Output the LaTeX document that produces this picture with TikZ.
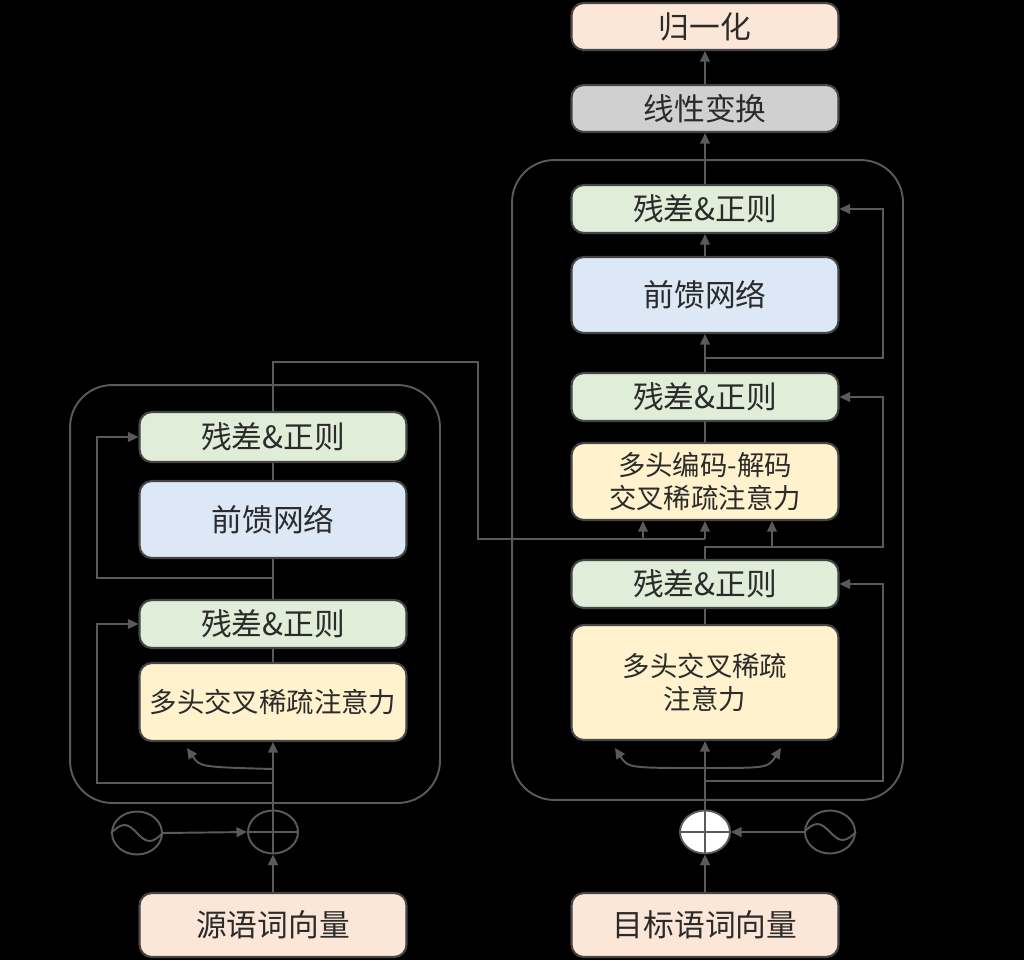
\documentclass[tikz,border=0pt]{standalone}
\usepackage{fontspec}
\setmainfont{Noto Sans CJK SC}
\usetikzlibrary{arrows.meta,calc,shapes.geometric}
\definecolor{lc}{HTML}{5A5A5A}
\definecolor{bc}{HTML}{454545}
\definecolor{tc}{HTML}{2B2B2B}
\definecolor{cg}{HTML}{E0EDD8}
\definecolor{cb}{HTML}{DCE8F6}
\definecolor{cy}{HTML}{FFF2CC}
\definecolor{cp}{HTML}{FBE6D7}
\definecolor{cgr}{HTML}{D0D0D0}
\newcommand\bigtxt{\fontsize{17.5}{21}\selectfont}
\newcommand\smalltxt{\fontsize{15.6}{18.5}\selectfont}
\tikzset{
  ln/.style={draw=lc, line width=1.1pt},
  arr/.style={ln, -{Triangle[length=6pt,width=5.5pt]}},
  blk/.style={draw=bc, line width=1.2pt, rounded corners=7pt, minimum width=5.34cm,
    text=tc, font=\bigtxt, inner sep=0pt, align=center},
  container/.style={draw=lc, line width=1.1pt, rounded corners=24pt, inner sep=0pt},
  circ/.style={ellipse, draw=lc, line width=1.1pt, minimum width=1cm, minimum height=0.86cm, inner sep=0pt}
}
\begin{document}
\begin{tikzpicture}[x=0.02cm,y=-0.02cm]
\fill[black] (0,0) rectangle (1024,960);
\useasboundingbox (0,0) rectangle (1024,960);

% containers
\node[container, minimum width=7.4cm, minimum height=8.36cm] (encbox) at (255,594) {};
\node[container, minimum width=7.82cm, minimum height=12.8cm] (decbox) at (707.5,480) {};

% encoder blocks
\node[blk, fill=cg, minimum height=1.0cm] (eA) at (273,437) {残差\&正则};
\node[blk, fill=cb, minimum height=1.54cm] (eF) at (273,519.5) {前馈网络};
\node[blk, fill=cg, minimum height=0.96cm] (eB) at (273,624) {残差\&正则};
\node[blk, fill=cy, minimum height=1.56cm, font=\smalltxt] (eM) at (273,702) {多头交叉稀疏注意力};
\node[blk, fill=cp, minimum height=1.28cm] (src) at (273,925) {源语词向量};

% decoder blocks
\node[blk, fill=cp, minimum height=0.94cm] (norm) at (705,26.5) {归一化};
\node[blk, fill=cgr, minimum height=0.94cm] (lin) at (705,108.5) {线性变换};
\node[blk, fill=cg, minimum height=0.96cm] (dA) at (705,209) {残差\&正则};
\node[blk, fill=cb, minimum height=1.52cm] (dF) at (705,295) {前馈网络};
\node[blk, fill=cg, minimum height=0.96cm] (dB) at (705,397) {残差\&正则};
\node[blk, fill=cy, minimum height=1.54cm, font=\smalltxt] (dX) at (705,481.5) {多头编码-解码\\交叉稀疏注意力};
\node[blk, fill=cg, minimum height=0.96cm] (dC) at (705,584) {残差\&正则};
\node[blk, fill=cy, minimum height=2.3cm, font=\smalltxt] (dM) at (705,682.5) {多头交叉稀疏\\注意力};
\node[blk, fill=cp, minimum height=1.28cm] (tgt) at (705,925) {目标语词向量};

% circles
\node[circ, fill=black] (esin) at (137,833) {};
\node[circ, fill=black] (eplus) at (273,832) {};
\node[circ, fill=white] (dplus) at (705,832) {};
\node[circ, fill=black] (dsin) at (830,832) {};

% encoder connectors
\draw[arr] (src.north) -- (eplus.south);
\draw[arr] (eplus.north) -- (eM.south);
\draw[arr] (esin.east) -- (eplus.west);
\coordinate (ec) at (273,769);
\draw[arr] (ec) .. controls (200,767) .. (187,748);
\coordinate (er1) at (273,783);
\draw[arr] (er1) -- (97,783) |- (eB.west);
\draw[ln] (eM.north) -- (eB.south);
\draw[ln] (eB.north) -- (eF.south);
\coordinate (er2) at (273,578);
\draw[arr] (er2) -- (97,578) |- (eA.west);
\draw[ln] (eF.north) -- (eA.south);
\coordinate (eo) at (273,362);
\coordinate (bus) at (478,539);
\draw[ln] (eA.north) -- (eo) -| (bus) -- (dX.south |- bus);
\coordinate (k1) at (643,539);
\draw[arr] (k1) -- (k1 |- dX.south);
\draw[arr] (dX.south |- bus) -- (dX.south);

% decoder connectors
\draw[arr] (tgt.north) -- (dplus.south);
\draw[arr] (dplus.north) -- (dM.south);
\draw[arr] (dsin.west) -- (dplus.east);
\coordinate (dc) at (705,768);
\draw[arr] (dc) .. controls (628,768) .. (615,748);
\draw[arr] (dc) .. controls (768,768) .. (781,748);
\coordinate (dr1) at (705,781);
\draw[arr] (dr1) -- (883,781) |- (dC.east);
\draw[ln] (dM.north) -- (dC.south);
\coordinate (dq) at (705,547);
\draw[arr] (dC.north) -- (dq) -- (883,547) |- (dB.east);
\coordinate (q1) at (772,547);
\draw[arr] (q1) -- (q1 |- dX.south);
\draw[ln] (dX.north) -- (dB.south);
\draw[arr] (dB.north) -- (dF.south);
\coordinate (dr3) at (705,358);
\draw[arr] (dr3) -- (883,358) |- (dA.east);
\draw[arr] (dF.north) -- (dA.south);
\draw[arr] (dA.north) -- (lin.south);
\draw[arr] (lin.north) -- (norm.south);

% symbols inside circles
\draw[ln] (eplus.west) -- (eplus.east);
\draw[ln] (eplus.north) -- (eplus.south);
\draw[ln] (dplus.west) -- (dplus.east);
\draw[ln] (dplus.north) -- (dplus.south);
\draw[ln] (esin.west) sin ($(esin.center)+(-12.5,-8)$) cos (esin.center) sin ($(esin.center)+(12.5,8)$) cos (esin.east);
\draw[ln] (dsin.west) sin ($(dsin.center)+(-12.5,-8)$) cos (dsin.center) sin ($(dsin.center)+(12.5,8)$) cos (dsin.east);
\end{tikzpicture}
\end{document}
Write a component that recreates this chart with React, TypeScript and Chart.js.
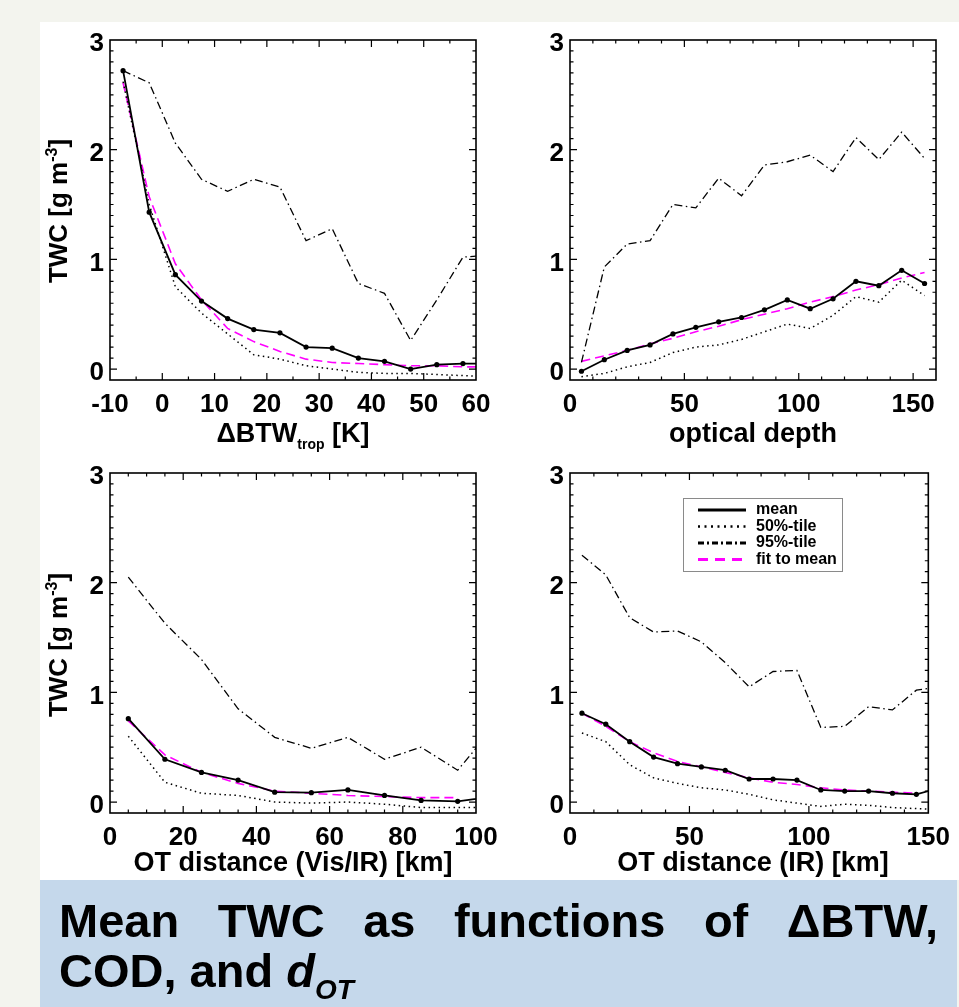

Short problem
Transcribe the listing in full. Omit the pictures and keep every line exact.

Exercise output
Output the LaTeX document that produces this picture with TikZ.
\documentclass[tikz,border=0pt]{standalone}
\usepackage{fontspec}
\setmainfont{Noto Sans CJK SC}
\usetikzlibrary{arrows.meta,calc,shapes.geometric}
\definecolor{lc}{HTML}{5A5A5A}
\definecolor{bc}{HTML}{454545}
\definecolor{tc}{HTML}{2B2B2B}
\definecolor{cg}{HTML}{E0EDD8}
\definecolor{cb}{HTML}{DCE8F6}
\definecolor{cy}{HTML}{FFF2CC}
\definecolor{cp}{HTML}{FBE6D7}
\definecolor{cgr}{HTML}{D0D0D0}
\newcommand\bigtxt{\fontsize{17.5}{21}\selectfont}
\newcommand\smalltxt{\fontsize{15.6}{18.5}\selectfont}
\tikzset{
  ln/.style={draw=lc, line width=1.1pt},
  arr/.style={ln, -{Triangle[length=6pt,width=5.5pt]}},
  blk/.style={draw=bc, line width=1.2pt, rounded corners=7pt, minimum width=5.34cm,
    text=tc, font=\bigtxt, inner sep=0pt, align=center},
  container/.style={draw=lc, line width=1.1pt, rounded corners=24pt, inner sep=0pt},
  circ/.style={ellipse, draw=lc, line width=1.1pt, minimum width=1cm, minimum height=0.86cm, inner sep=0pt}
}
\begin{document}
\begin{tikzpicture}[x=0.02cm,y=-0.02cm]
\fill[black] (0,0) rectangle (1024,960);
\useasboundingbox (0,0) rectangle (1024,960);

% containers
\node[container, minimum width=7.4cm, minimum height=8.36cm] (encbox) at (255,594) {};
\node[container, minimum width=7.82cm, minimum height=12.8cm] (decbox) at (707.5,480) {};

% encoder blocks
\node[blk, fill=cg, minimum height=1.0cm] (eA) at (273,437) {残差\&正则};
\node[blk, fill=cb, minimum height=1.54cm] (eF) at (273,519.5) {前馈网络};
\node[blk, fill=cg, minimum height=0.96cm] (eB) at (273,624) {残差\&正则};
\node[blk, fill=cy, minimum height=1.56cm, font=\smalltxt] (eM) at (273,702) {多头交叉稀疏注意力};
\node[blk, fill=cp, minimum height=1.28cm] (src) at (273,925) {源语词向量};

% decoder blocks
\node[blk, fill=cp, minimum height=0.94cm] (norm) at (705,26.5) {归一化};
\node[blk, fill=cgr, minimum height=0.94cm] (lin) at (705,108.5) {线性变换};
\node[blk, fill=cg, minimum height=0.96cm] (dA) at (705,209) {残差\&正则};
\node[blk, fill=cb, minimum height=1.52cm] (dF) at (705,295) {前馈网络};
\node[blk, fill=cg, minimum height=0.96cm] (dB) at (705,397) {残差\&正则};
\node[blk, fill=cy, minimum height=1.54cm, font=\smalltxt] (dX) at (705,481.5) {多头编码-解码\\交叉稀疏注意力};
\node[blk, fill=cg, minimum height=0.96cm] (dC) at (705,584) {残差\&正则};
\node[blk, fill=cy, minimum height=2.3cm, font=\smalltxt] (dM) at (705,682.5) {多头交叉稀疏\\注意力};
\node[blk, fill=cp, minimum height=1.28cm] (tgt) at (705,925) {目标语词向量};

% circles
\node[circ, fill=black] (esin) at (137,833) {};
\node[circ, fill=black] (eplus) at (273,832) {};
\node[circ, fill=white] (dplus) at (705,832) {};
\node[circ, fill=black] (dsin) at (830,832) {};

% encoder connectors
\draw[arr] (src.north) -- (eplus.south);
\draw[arr] (eplus.north) -- (eM.south);
\draw[arr] (esin.east) -- (eplus.west);
\coordinate (ec) at (273,769);
\draw[arr] (ec) .. controls (200,767) .. (187,748);
\coordinate (er1) at (273,783);
\draw[arr] (er1) -- (97,783) |- (eB.west);
\draw[ln] (eM.north) -- (eB.south);
\draw[ln] (eB.north) -- (eF.south);
\coordinate (er2) at (273,578);
\draw[arr] (er2) -- (97,578) |- (eA.west);
\draw[ln] (eF.north) -- (eA.south);
\coordinate (eo) at (273,362);
\coordinate (bus) at (478,539);
\draw[ln] (eA.north) -- (eo) -| (bus) -- (dX.south |- bus);
\coordinate (k1) at (643,539);
\draw[arr] (k1) -- (k1 |- dX.south);
\draw[arr] (dX.south |- bus) -- (dX.south);

% decoder connectors
\draw[arr] (tgt.north) -- (dplus.south);
\draw[arr] (dplus.north) -- (dM.south);
\draw[arr] (dsin.west) -- (dplus.east);
\coordinate (dc) at (705,768);
\draw[arr] (dc) .. controls (628,768) .. (615,748);
\draw[arr] (dc) .. controls (768,768) .. (781,748);
\coordinate (dr1) at (705,781);
\draw[arr] (dr1) -- (883,781) |- (dC.east);
\draw[ln] (dM.north) -- (dC.south);
\coordinate (dq) at (705,547);
\draw[arr] (dC.north) -- (dq) -- (883,547) |- (dB.east);
\coordinate (q1) at (772,547);
\draw[arr] (q1) -- (q1 |- dX.south);
\draw[ln] (dX.north) -- (dB.south);
\draw[arr] (dB.north) -- (dF.south);
\coordinate (dr3) at (705,358);
\draw[arr] (dr3) -- (883,358) |- (dA.east);
\draw[arr] (dF.north) -- (dA.south);
\draw[arr] (dA.north) -- (lin.south);
\draw[arr] (lin.north) -- (norm.south);

% symbols inside circles
\draw[ln] (eplus.west) -- (eplus.east);
\draw[ln] (eplus.north) -- (eplus.south);
\draw[ln] (dplus.west) -- (dplus.east);
\draw[ln] (dplus.north) -- (dplus.south);
\draw[ln] (esin.west) sin ($(esin.center)+(-12.5,-8)$) cos (esin.center) sin ($(esin.center)+(12.5,8)$) cos (esin.east);
\draw[ln] (dsin.west) sin ($(dsin.center)+(-12.5,-8)$) cos (dsin.center) sin ($(dsin.center)+(12.5,8)$) cos (dsin.east);
\end{tikzpicture}
\end{document}
Write a component that recreates this chart with React, TypeScript and Chart.js.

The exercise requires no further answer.